In a study of 125 renal transplant recipients, Gabriel Choukroun MD, PhD, of Hôpital Sud, in Amiens, France, and collaborators used subcutaneous epoetin beta to treat post-transplant anemia using two Hb targets: 13-15 g/dL (group A, 63 patients) and 10.5-11.5 g/dL (group B, 62 patients). The objective was to evaluate the effect on chronic allograft progression (CAN).
Subjects had their allografts for at least 12 months and had an Hb level below 11.5 g/dL. Their estimated glomerular filtration rate (eGFR) was 20-50 mL/min/1.73 m2 at study inclusion. The two groups had similar baseline Hb levels (10.4 and 10.6 g/dL for groups A and B, respectively) and eGFR (34.4 and 33.7 mL/min/1.73 m2).
After 12 months, the Hb level in group A was significantly higher than in group B (13.4 vs. 11.2 g/dL). The levels were 12.9 and 11.3 g/dL after two years' follow up, also a significant difference.

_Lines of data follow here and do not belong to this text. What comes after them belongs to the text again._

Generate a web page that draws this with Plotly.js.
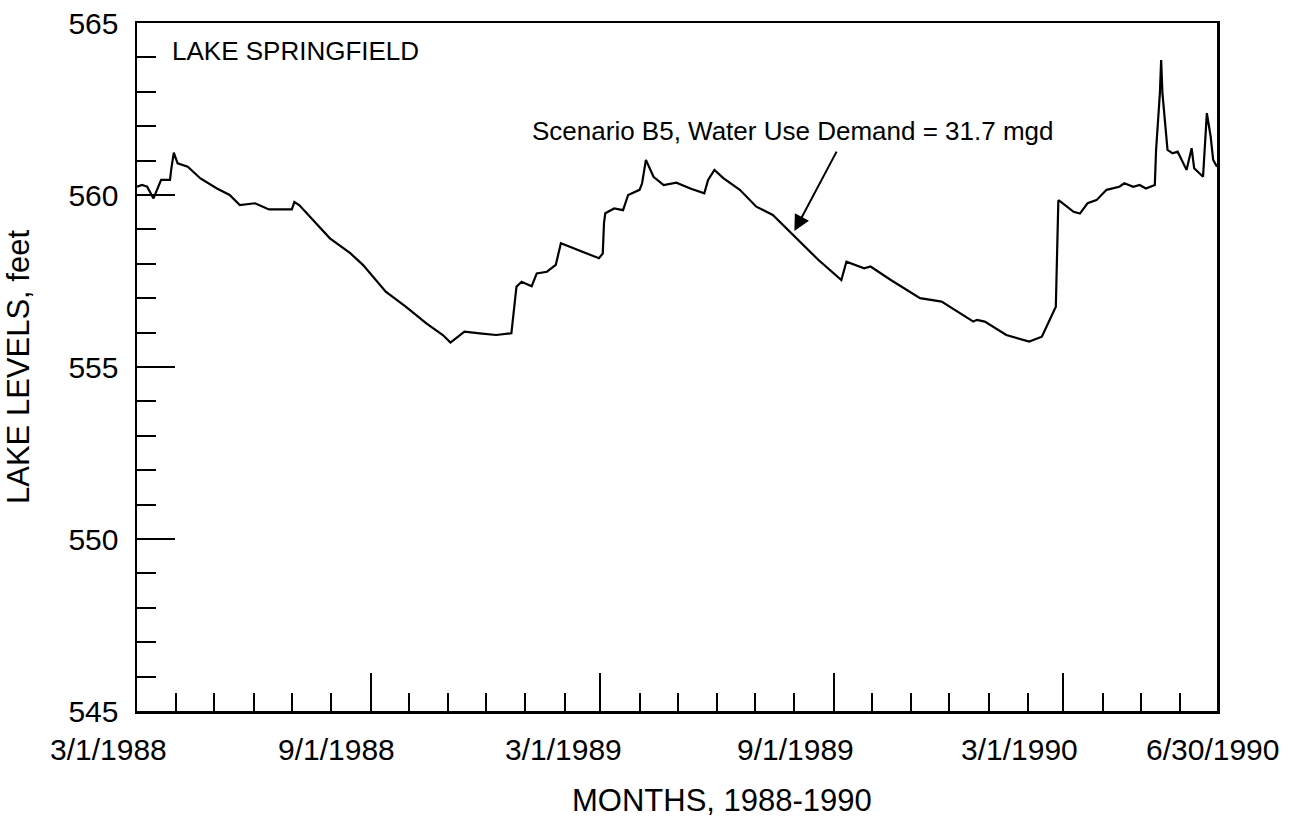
<!DOCTYPE html>
<html>
<head>
<meta charset="utf-8">
<script src="https://cdn.plot.ly/plotly-3.0.1.min.js"></script>
<style>html,body{margin:0;padding:0;background:#fff;}#chart{width:1299px;height:820px;}</style>
</head>
<body>
<div id="chart"></div>
<script>
// ---- data ----
const dates = [
  '1988-03-01','1988-03-05','1988-03-09','1988-03-14','1988-03-20','1988-03-27','1988-03-28','1988-03-30',
  '1988-04-02','1988-04-10','1988-04-20','1988-05-03','1988-05-13','1988-05-21','1988-06-02','1988-06-13',
  '1988-07-01','1988-07-03','1988-07-07','1988-07-18','1988-07-31','1988-08-16','1988-08-26','1988-09-13',
  '1988-09-29','1988-10-15','1988-10-28','1988-11-03','1988-11-14','1988-11-26','1988-12-09','1988-12-21',
  '1988-12-25','1988-12-29','1989-01-06','1989-01-10','1989-01-18','1989-01-25','1989-01-29','1989-02-28',
  '1989-03-03','1989-03-04','1989-03-05','1989-03-12','1989-03-19','1989-03-23','1989-04-01','1989-04-03',
  '1989-04-06','1989-04-12','1989-04-20','1989-04-30','1989-05-11','1989-05-22','1989-05-25','1989-05-30',
  '1989-06-06','1989-06-19','1989-07-02','1989-07-15','1989-07-24','1989-08-03','1989-08-20','1989-09-07',
  '1989-09-11','1989-09-25','1989-09-30','1989-10-16','1989-10-25','1989-11-08','1989-11-25','1989-12-20',
  '1989-12-23','1989-12-29','1990-01-15','1990-02-02','1990-02-12','1990-02-20','1990-02-23','1990-02-25',
  '1990-02-27','1990-03-09','1990-03-14','1990-03-20','1990-03-27','1990-04-04','1990-04-14','1990-04-18',
  '1990-04-25','1990-04-30','1990-05-05','1990-05-12','1990-05-13','1990-05-16','1990-05-17','1990-05-18',
  '1990-05-22','1990-05-26','1990-05-30','1990-06-06','1990-06-10','1990-06-12','1990-06-19','1990-06-22',
  '1990-06-25','1990-06-27','1990-06-30'
];
const levels = [
  560.24,560.29,560.24,559.90,560.44,560.44,560.75,561.23,
  560.92,560.82,560.48,560.19,560.00,559.71,559.76,559.58,
  559.58,559.80,559.70,559.27,558.74,558.31,557.97,557.19,
  556.75,556.27,555.93,555.71,556.03,555.98,555.93,555.98,
  557.33,557.48,557.35,557.72,557.77,557.97,558.60,558.16,
  558.30,559.20,559.47,559.61,559.56,560.00,560.15,560.34,
  561.02,560.53,560.29,560.36,560.19,560.05,560.44,560.73,
  560.49,560.15,559.66,559.42,559.10,558.74,558.11,557.53,
  558.06,557.87,557.92,557.53,557.33,557.00,556.90,556.32,
  556.37,556.32,555.93,555.74,555.88,556.51,556.75,559.85,
  559.80,559.51,559.46,559.76,559.85,560.15,560.24,560.34,
  560.24,560.29,560.19,560.29,561.31,562.96,563.92,562.96,
  561.31,561.21,561.26,560.73,561.36,560.78,560.53,562.38,
  561.70,561.02,560.82
];
const xTickDates = ['1988-03-01','1988-09-01','1989-03-01','1989-09-01','1990-03-01','1990-06-30'];
const xTickText = ['3/1/1988','9/1/1988','3/1/1989','9/1/1989','3/1/1990','6/30/1990'];
const yTickVals = [545, 550, 555, 560, 565];
const yTickText = ['545', '550', '555', '560', '565'];
const seriesLabel = 'Scenario B5, Water Use Demand = 31.7 mgd';
const arrowDate = '1989-08-01';
const arrowLevel = 558.95;

// ---- layout helpers (positions only) ----
const FONT = 'Liberation Sans, Arial, Helvetica, sans-serif';
const xLabelShift = [-29, -34, -37, -38, -44, -5];

const annotations = xTickDates.map((d, i) => ({
  x: d, xref: 'x', y: 0, yref: 'paper',
  text: xTickText[i], showarrow: false,
  xanchor: 'center', yanchor: 'middle',
  xshift: xLabelShift[i], yshift: -38,
  font: {family: FONT, size: 30, color: '#000'}
}));
annotations.push({
  x: 0.5 + 45 / 1080, xref: 'paper', y: 0, yref: 'paper',
  text: 'MONTHS, 1988-1990', showarrow: false,
  xanchor: 'center', yanchor: 'middle', yshift: -89,
  font: {family: FONT, size: 31, color: '#000'}
});
annotations.push({
  x: 0.0306, xref: 'paper', y: 0.9593, yref: 'paper',
  text: 'LAKE SPRINGFIELD', showarrow: false,
  xanchor: 'left', yanchor: 'middle',
  font: {family: FONT, size: 26, color: '#000'}
});
annotations.push({
  x: 0.6074, xref: 'paper', y: 0.843, yref: 'paper',
  text: seriesLabel, showarrow: false,
  xanchor: 'center', yanchor: 'middle',
  font: {family: FONT, size: 26, color: '#000'}
});
annotations.push({
  x: arrowDate, xref: 'x', y: arrowLevel, yref: 'y',
  text: '', showarrow: true, arrowhead: 2, arrowsize: 1.6, arrowwidth: 2,
  arrowcolor: '#000', ax: 43, ay: -81, standoff: 0
});

const trace = {
  x: dates, y: levels, type: 'scatter', mode: 'lines',
  line: {color: '#000', width: 2.2},
  name: seriesLabel, hoverinfo: 'x+y'
};

const layout = {
  width: 1299, height: 820,
  margin: {l: 137, r: 82, t: 23, b: 109, pad: 0},
  paper_bgcolor: '#fff', plot_bgcolor: '#fff',
  showlegend: false,
  font: {family: FONT, color: '#000'},
  xaxis: {
    type: 'date', range: ['1988-03-01', '1990-06-30'],
    tickmode: 'array', tickvals: xTickDates, ticktext: xTickText,
    showticklabels: false,
    ticks: 'inside', ticklen: 38, tickwidth: 2, tickcolor: '#000',
    minor: {dtick: 'M1', tick0: '1988-03-01', ticks: 'inside', ticklen: 18, tickwidth: 2, tickcolor: '#000', showgrid: false},
    showline: true, linecolor: '#000', linewidth: 2.5, mirror: true,
    showgrid: false, zeroline: false, fixedrange: true
  },
  yaxis: {
    range: [545, 565],
    tickmode: 'array', tickvals: yTickVals, ticktext: yTickText,
    ticks: 'inside', ticklen: 38, tickwidth: 2, tickcolor: '#000',
    minor: {dtick: 1, tick0: 545, ticks: 'inside', ticklen: 19, tickwidth: 2, tickcolor: '#000', showgrid: false},
    tickfont: {family: FONT, size: 30, color: '#000'},
    ticklabelstandoff: 10,
    showline: true, linecolor: '#000', linewidth: 2.5, mirror: true,
    showgrid: false, zeroline: false, fixedrange: true,
    title: {text: 'LAKE LEVELS, feet', font: {family: FONT, size: 31, color: '#000'}, standoff: 30}
  },
  annotations: annotations
};

Plotly.newPlot('chart', [trace], layout, {displayModeBar: false, staticPlot: true});
</script>
</body>
</html>
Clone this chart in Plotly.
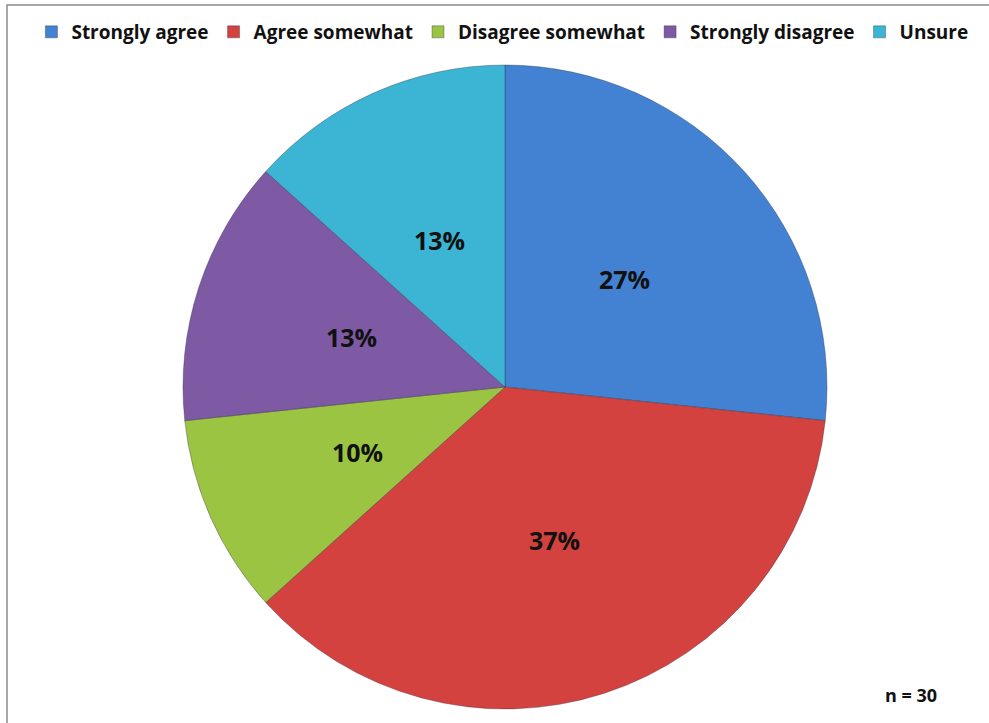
import math
import plotly.graph_objects as go

# Survey responses (n = 30)
categories = ["Strongly agree", "Agree somewhat", "Disagree somewhat",
              "Strongly disagree", "Unsure"]
counts = [8, 11, 3, 4, 4]
slice_colors = ["#4382d2", "#d3423e", "#9cc443", "#7d5aa3", "#3cb5d5"]
sample_note = "n = 30"

FONT = "Open Sans"
W, H = 989, 723

# pie placement (pixels) -> domain
cx, cy, r = 505, 387, 322
dom_x = [(cx - r) / W, (cx + r) / W]
dom_y = [1 - (cy + r) / H, 1 - (cy - r) / H]

fig = go.Figure(
    go.Pie(
        labels=categories,
        values=counts,
        sort=False,
        direction="clockwise",
        rotation=0,
        marker=dict(colors=slice_colors,
                    line=dict(color="rgba(40,40,60,0.35)", width=1)),
        textinfo="none",
        hoverinfo="label+value+percent",
        domain=dict(x=dom_x, y=dom_y),
    )
)

# percentage labels on each slice's bisector, halfway out
total = sum(counts)
start = 0.0
for v in counts:
    frac = v / total
    mid = (start + frac / 2) * 2 * math.pi  # clockwise from 12 o'clock
    start += frac
    px = cx + 0.5 * r * math.sin(mid)
    py = cy - 0.5 * r * math.cos(mid)
    fig.add_annotation(text=f"{round(frac * 100)}%", xref="paper", yref="paper",
                       x=px / W, y=1 - py / H, xanchor="center", yanchor="middle",
                       showarrow=False,
                       font=dict(family=FONT, size=25, color="#111111", weight="bold"))

# light frame along the top and left edges
fig.add_shape(type="rect", xref="paper", yref="paper",
              x0=7 / W, y0=-0.1, x1=1.1, y1=1 - 5 / H,
              line=dict(color="#8a8a8a", width=1.5), layer="below")

fig.add_annotation(text=sample_note, xref="paper", yref="paper",
                   x=911 / W, y=1 - 695 / H, xanchor="center", yanchor="middle",
                   showarrow=False,
                   font=dict(family=FONT, size=18, color="#111111", weight="bold"))

fig.update_layout(
    width=W, height=H,
    margin=dict(l=0, r=0, t=0, b=0),
    paper_bgcolor="white",
    plot_bgcolor="white",
    showlegend=True,
    legend=dict(orientation="h", x=0.508, xanchor="center",
                y=1 - 32 / H, yanchor="middle",
                bgcolor="rgba(0,0,0,0)",
                font=dict(family=FONT, size=19, color="#111111", weight="bold"),
                itemwidth=30, traceorder="normal"),
)

fig.write_html("out.html")
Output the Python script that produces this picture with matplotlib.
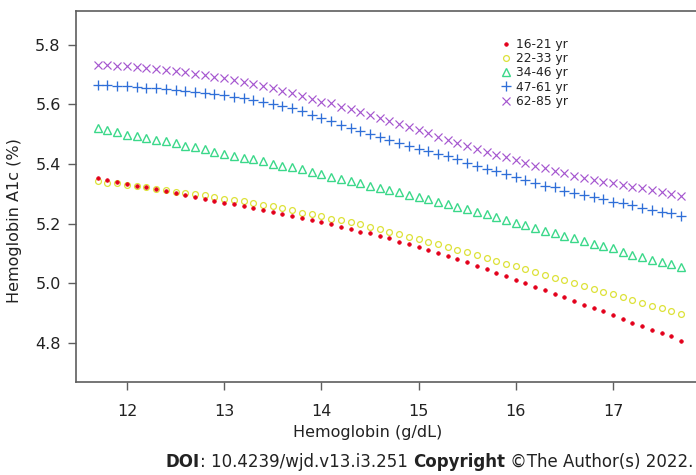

At one year, the eGFR was significantly higher in group A than group A (35.9vs. 30.8 mL/min/1.73 m2, the researchers reported. This difference also was significant after two years (32.6 vs. 27.9 mL/min/1.73 m2). In addition, significantly more patients in group B than group A reached end-stage renal disease before two years of follow-up (13 vs. 3). Four patients died during the study, one in group A and three in group B. Death-censored graft survival was 20% greater in group A than group B. At the end of the study, 89% of patients in group A and 61% in group B were receiving epoetin beta, according to the investigators. Weekly doses were 5,600 UI and 4,600 UI, respectively, they noted.Dr. Choukroun and colleagues observed no significant difference in the incidence of adverse events between groups. The number of cardiovascular events was low and similar between groups, according to the investigators.